2010年代の青写真 〜 808 State『90』(1989) 〜



 NMEは、『90』を次のように評しました。

 「マンチェの奴らをクラフトワークなど先達と比肩させうる作品。最新鋭、そして90年代のブループリント」

 テクノ・クラシックとして知られる『90』ですが、インダストリアル、ヒップホップ、ファンク、ジャズなどの要素を匂わせる音楽性は、いまでも“現在”と“未来”を見いだせるものだと思う。
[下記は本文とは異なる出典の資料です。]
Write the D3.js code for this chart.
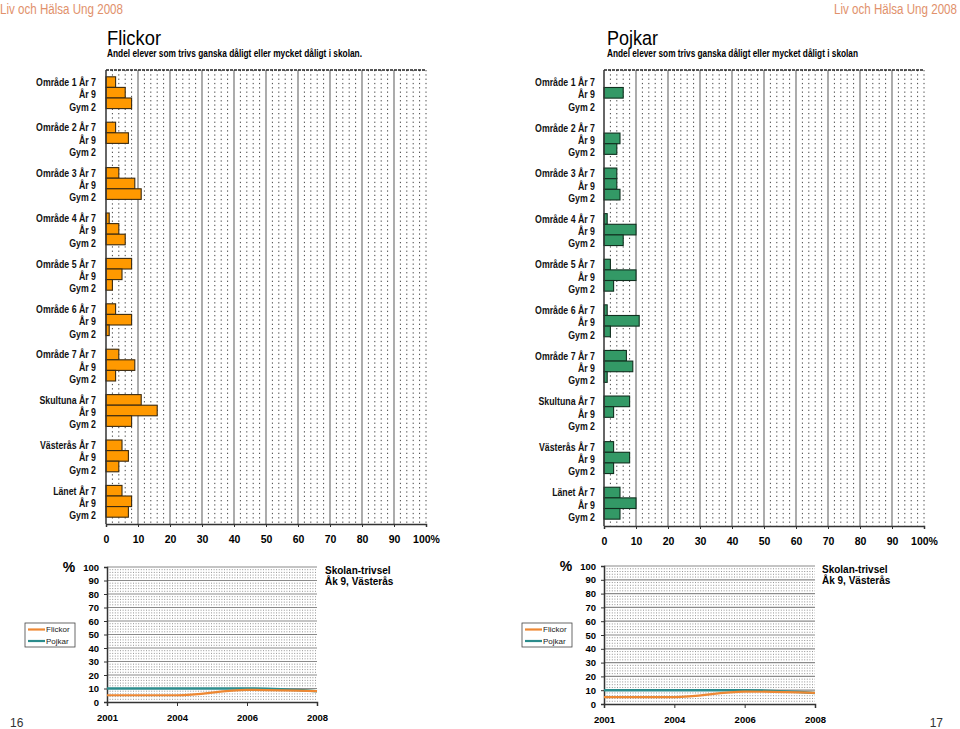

 実を言うと、森は生きているを初めて聴いたときに想起したのは、『90』なんです。もちろん森は生きていると808ステイトの音楽性は違いますが、異なるジャンルを掛けあわせながらも目地のない音楽を鳴らすという点は、共通しているなあと。さながら、パピエ・コレみたいなコラージュ感覚が液状化しちゃった音楽。コラージュゆえの違和感を抱かせないと言いますか...。

 そう考えると『90』は、90年代どころか10年代のブループリントだったのかもしれません。



初出 : クッキーシーンのFacebook企画『DISC of the DAY』。2013年10月29日執筆。

※本稿は、クッキーシーンのFacebook企画『DISC of the DAY』に寄稿した記事に加筆・修正を施したものです。